Consumer loyalty for SUVs, crossovers hits new high, study says
Crossover and SUV popularity gains look like they won't slow down anytime soon, as business information provider IHS Markit said consumer loyalty numbers for the SUV/crossover body style reached an all-time high in April.
The analysis found that more than two-thirds of SUV and crossover owners who returned to the market in the first four months of 2017 purchased another new SUV or crossover.
Consumer loyalty for SUVs and crossovers grew from 53 percent in 2012 to 66 percent in April 2017. Loyalty for all SUV and crossover body styles is now nearly 14 percentage points greater than the industry average -- 53 percent --which includes pickups, sedans, total vans, hatchbacks, coupes and convertibles.

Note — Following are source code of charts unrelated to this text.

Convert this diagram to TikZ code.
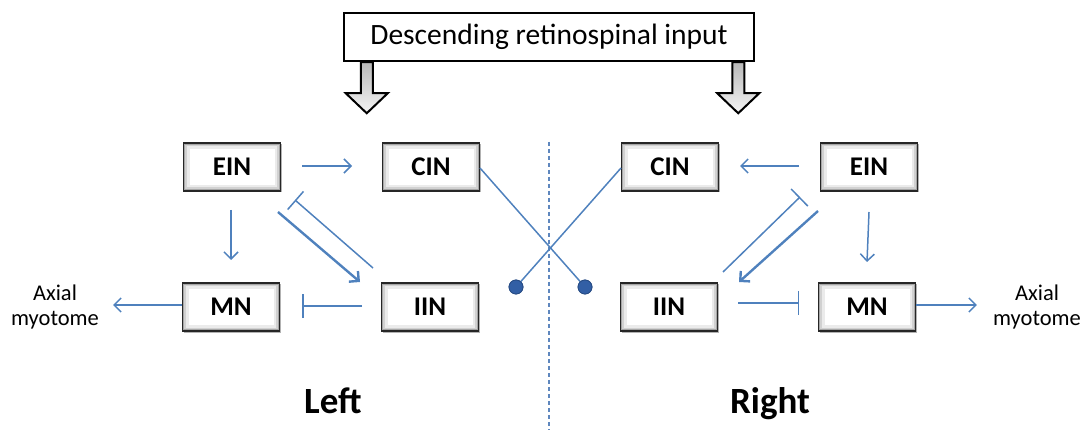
\documentclass[tikz,border=0pt]{standalone}
\usepackage{fontspec}
\setmainfont{Carlito}
\usetikzlibrary{arrows.meta,calc,shadows}
\definecolor{lblue}{RGB}{79,129,189}
\definecolor{dblue}{RGB}{50,95,165}
\definecolor{dashc}{RGB}{95,135,190}
\begin{document}
\begin{tikzpicture}[x=1pt,y=-1pt,
  nbox/.style={draw=black!85, line width=1.6pt, minimum width=97pt, minimum height=48pt,
    fill=white,
    path picture={
      \draw[black!8, line width=12pt] (path picture bounding box.south west) rectangle (path picture bounding box.north east);
      \draw[black!18, line width=7pt] (path picture bounding box.south west) rectangle (path picture bounding box.north east);
      \draw[black!35, line width=3.5pt] (path picture bounding box.south west) rectangle (path picture bounding box.north east);
    },
    drop shadow={shadow xshift=1.5pt, shadow yshift=-1.5pt, opacity=0.3, fill=black},
    font=\bfseries\fontsize{27}{30}\selectfont},
  conn/.style={draw=lblue, line width=1.5pt},
  exc/.style={conn, -{Straight Barb[length=7pt,width=14pt]}},
  exct/.style={exc, line width=2.4pt},
  inh/.style={conn, -{Bar[width=24pt]}},
  ball/.style={circle, fill=dblue, draw=dblue!80!black, line width=0.8pt, minimum size=14pt, inner sep=0pt},
  axtxt/.style={align=center, inner sep=0pt, font=\fontsize{22.5}{25}\selectfont},
  side/.style={anchor=base, inner sep=0pt, font=\bfseries\fontsize{37}{40}\selectfont},
  hollow/.pic={\draw[black, line width=2pt, line join=miter, top color=gray!55, bottom color=gray!8]
     (-6,0) -- (-6,31) -- (-21,31) -- (0,51) -- (21,31) -- (6,31) -- (6,0) -- cycle;}
]
\useasboundingbox (0,0) rectangle (1084,430);

% dashed midline
\draw[dashc, line width=1.2pt, dash pattern=on 4pt off 3pt] (549,142) -- (549,430);

% top box and hollow arrows
\node[draw=black, line width=2.5pt, fill=white, minimum width=410pt, minimum height=48pt,
  font=\fontsize{29.5}{32}\selectfont] (top) at (549,37) {Descending retinospinal input};
\pic at ($(top.south west)+(24,0)$) {hollow};
\pic at ($(top.south east)+(-17,0)$) {hollow};

% nodes
\node[nbox] (EINL) at (232,167) {EIN};
\node[nbox] (CINL) at (431,167) {CIN};
\node[nbox] (MNL)  at (231,307) {MN};
\node[nbox] (IINL) at (430,307) {IIN};
\node[nbox] (CINR) at (670,167) {CIN};
\node[nbox] (EINR) at (869,167) {EIN};
\node[nbox] (IINR) at (669,307) {IIN};
\node[nbox] (MNR)  at (867,307) {MN};

\node[axtxt] (axL) at (55,307) {Axial\\myotome};
\node[axtxt] (axR) at (1037,307) {Axial\\myotome};

\node[side] (left) at (333,413) {Left};
\node[side] (right) at (770,413) {Right};

% left connectors
\draw[exc] ($(EINL)+(70,-1)$) -- ($(CINL)+(-79,-1)$);
\draw[exc] ($(EINL)+(-1,43)$) -- ($(MNL)+(0,-47)$);
\draw[inh] ($(IINL)+(-57,-39)$) -- ($(EINL)+(63,33)$);
\draw[exct] ($(EINL)+(46,45)$) -- ($(IINL)+(-70,-25)$);
\draw[inh] ($(IINL)+(-68,-1)$) -- ($(MNL)+(71,-1)$);
\draw[exc] ($(MNL.west)+(0,-2)$) -- ($(axL.east)+(14,-2)$);

% right connectors
\draw[exc] ($(EINR)+(-70,-1)$) -- ($(CINR)+(70,-1)$);
\draw[inh] ($(IINR)+(54,-35)$) -- ($(EINR)+(-69,30)$);
\draw[exct] ($(EINR)+(-51,44)$) -- ($(IINR)+(70,-25)$);
\draw[exc] ($(EINR)+(0,45)$) -- ($(MNR)+(0,-45)$);
\draw[inh] ($(IINR)+(69,-4)$) -- ($(MNR)+(-68,-4)$);
\draw[exc] ($(MNR.east)+(0,-2)$) -- ($(axR.west)+(-16,-2)$);

% crossing commissural connectors
\node[ball] (ballL) at (516,287) {};
\node[ball] (ballR) at (585,287) {};
\draw[conn] ($(CINL)+(49,1)$) -- (ballR.center);
\draw[conn] ($(CINR)+(-49,1)$) -- (ballL.center);
\node[ball] at (ballL) {};
\node[ball] at (ballR) {};
\end{tikzpicture}
\end{document}
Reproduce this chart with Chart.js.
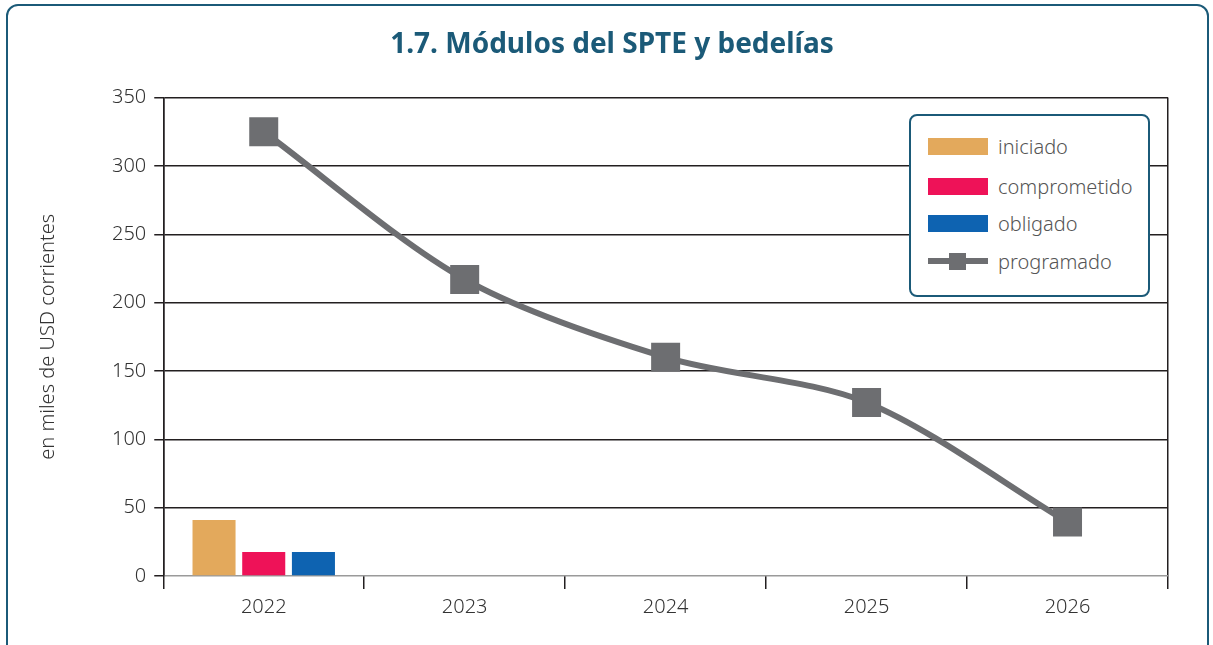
<!DOCTYPE html>
<html>
<head>
<meta charset="utf-8">
<script src="https://cdn.jsdelivr.net/npm/chart.js@4"></script>
<style>
  body { margin: 0; background: #fff; font-family: "Noto Sans", sans-serif; }
  .frame {
    position: absolute; left: 6px; top: 4px; width: 1203px; height: 660px;
    border: 2.5px solid #1b5a78; border-radius: 12px; box-sizing: border-box;
  }
  .wrap { position: absolute; left: 0; top: 0; width: 1213px; height: 645px; }
  .legend {
    position: absolute; left: 909px; top: 114px; width: 241px; height: 183px;
    border: 2.5px solid #1b5a78; border-radius: 8px; box-sizing: border-box; background: #fff;
  }
  .legend .item { position: absolute; left: 17px; height: 24px; display: flex; align-items: center; }
  .legend .sw { width: 60px; height: 17px; margin-right: 10px; position: relative; }
  .legend .txt { font-size: 20px; color: #555; font-weight: 300; }
</style>
</head>
<body>
<div class="frame"></div>
<div class="wrap"><canvas id="chart" width="1213" height="645"></canvas></div>
<div class="legend" id="legend"></div>
<script>
// data
const years = ["2022", "2023", "2024", "2025", "2026"];
const iniciado = [41, null, null, null, null];
const comprometido = [17.6, null, null, null, null];
const obligado = [17.6, null, null, null, null];
const programado = [325, 217, 160, 127, 39.5];
const yTicks = [0, 50, 100, 150, 200, 250, 300, 350];

const barColors = ["#e3a95c", "#ee1258", "#0e63b1"];
const lineColor = "#6d6e71";
const gridDark = "#231f20";

const ctx = document.getElementById("chart").getContext("2d");

const chart = new Chart(ctx, {
  type: "bar",
  data: {
    labels: years,
    datasets: [
      { label: "iniciado", data: iniciado, backgroundColor: barColors[0], order: 2 },
      { label: "comprometido", data: comprometido, backgroundColor: barColors[1], order: 2 },
      { label: "obligado", data: obligado, backgroundColor: barColors[2], order: 2 },
      {
        type: "line",
        label: "programado",
        data: programado,
        borderColor: lineColor,
        backgroundColor: lineColor,
        borderWidth: 6,
        tension: 0.3,
        pointStyle: "rect",
        pointRadius: 20.5,
        pointHoverRadius: 20.5,
        pointBorderWidth: 0,
        order: 1,
      },
    ],
  },
  options: {
    responsive: false,
    animation: false,
    events: [],
    // left padding is bigger so the title centres like the original,
    // the negative axis-title padding below pulls the y label back left
    layout: { padding: { left: 56, right: 45, top: 6, bottom: 20 } },
    datasets: {
      bar: { categoryPercentage: 0.742, barPercentage: 0.866 },
    },
    plugins: {
      legend: { display: false },
      tooltip: { enabled: false },
      title: {
        display: true,
        text: "1.7. Módulos del SPTE y bedelías",
        color: "#1b5a78",
        font: { family: "Noto Sans", size: 28, weight: "bold" },
        padding: { top: 22, bottom: 36 },
      },
    },
    scales: {
      x: {
        offset: true,
        grid: {
          offset: true,
          drawOnChartArea: true,
          // only the outer frame lines show inside the plot
          color: (c) => (c.index === 0 || c.type === "scale" ? gridDark : "rgba(0,0,0,0)"),
          tickColor: gridDark,
          tickLength: 13,
          lineWidth: 1.5,
        },
        border: { display: false },
        ticks: {
          color: "#333",
          padding: 6,
          font: { family: "Noto Sans", size: 20, weight: 300 },
        },
      },
      y: {
        min: 0,
        max: 350,
        afterBuildTicks: (axis) => { axis.ticks = yTicks.map((v) => ({ value: v })); },
        grid: {
          color: (c) => (c.tick && c.tick.value === 0 ? "#9a9a9a" : gridDark),
          tickColor: gridDark,
          tickLength: 9,
          lineWidth: 1.5,
        },
        border: { display: true, color: gridDark, width: 1.5 },
        ticks: {
          color: "#333",
          padding: 8,
          font: { family: "Noto Sans", size: 20, weight: 300 },
        },
        title: {
          display: true,
          text: "en miles de USD corrientes",
          color: "#333",
          padding: { top: -20, bottom: 44 },
          font: { family: "Noto Sans", size: 20, weight: 300 },
        },
      },
    },
  },
});

// html legend built from the chart datasets
const legendDiv = document.getElementById("legend");
const rows = [18, 58, 95, 133];
chart.data.datasets.forEach((ds, i) => {
  const item = document.createElement("div");
  item.className = "item";
  item.style.top = rows[i] + "px";
  const sw = document.createElement("div");
  sw.className = "sw";
  if (ds.type === "line") {
    sw.style.background = "linear-gradient(" + lineColor + "," + lineColor + ") center / 100% 6px no-repeat";
    const sq = document.createElement("div");
    sq.style.cssText = "position:absolute;left:21px;top:0;width:17px;height:17px;background:" + lineColor;
    sw.appendChild(sq);
  } else {
    sw.style.background = ds.backgroundColor;
  }
  const txt = document.createElement("span");
  txt.className = "txt";
  txt.textContent = ds.label;
  item.appendChild(sw);
  item.appendChild(txt);
  legendDiv.appendChild(item);
});
</script>
</body>
</html>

"We collect this data and provide it to our clients once a month, but we felt that the results were so extraordinary in terms of consumer loyalty numbers for SUVs and CUVs that we wanted to publicly release it," Tom Libby, manager of automotive loyalty and industry analysis at IHS Markit, told Automotive News.
Consumer loyalty of pickups also has increased every year since 2012 and was 51 percent through the first four months of 2017. IHS Markit said the continual increase in owners purchasing this body style is in part due to low gas prices.
"While one can make the case that a factor is gas prices, there are some other key drivers to sport and crossover utility," Libby said. "One is wide range of selection in price and size of crossover vehicles. SUVs also have the appealing combination where the driver gets the comfort level of being in a car but also gets the versatility of being in a larger vehicle."
The analysis by IHS Markit, headquartered in London, covered new-vehicle transactions from January 2012 to April 2017, including purchases and leases among owners who had acquired a new vehicle in the past 10 years.
The SUV/crossover body style as defined by the research includes SUV and crossover models collectively. In addition, the second vehicle may be an addition to the household fleet, not necessarily a replacement.
Falling sedan loyalty
Libby said falling sedan loyalty was also noteworthy.
In 2012, consumer loyalty for sedans sat at 56 percent and has declined every year since, coming in at 49 percent through the first four months of this year, below that of SUVs/crossovers, the industry average and pickups.
IHS Markit further indicated that in the first four months of 2017, two-thirds of sedan owners that returned to market bought a new SUV/crossover, which totaled almost 300,000 transactions.
Sedan households most likely to change to an SUV/crossover are ones that have owned only one sedan, according to the analysis. IHS Markit says households that have owned two or more consecutively are defined as loyalists or superloyalists and are less likely to switch body styles.
Libby said that while sedan loyalty is down and below the industry average for the second straight year, the body style isn't going anywhere.
"While loyalty in sedans has gone down, sedans aren't going away," Libby said. "Sedans still play a significant part in the market, and that's not going away anytime soon."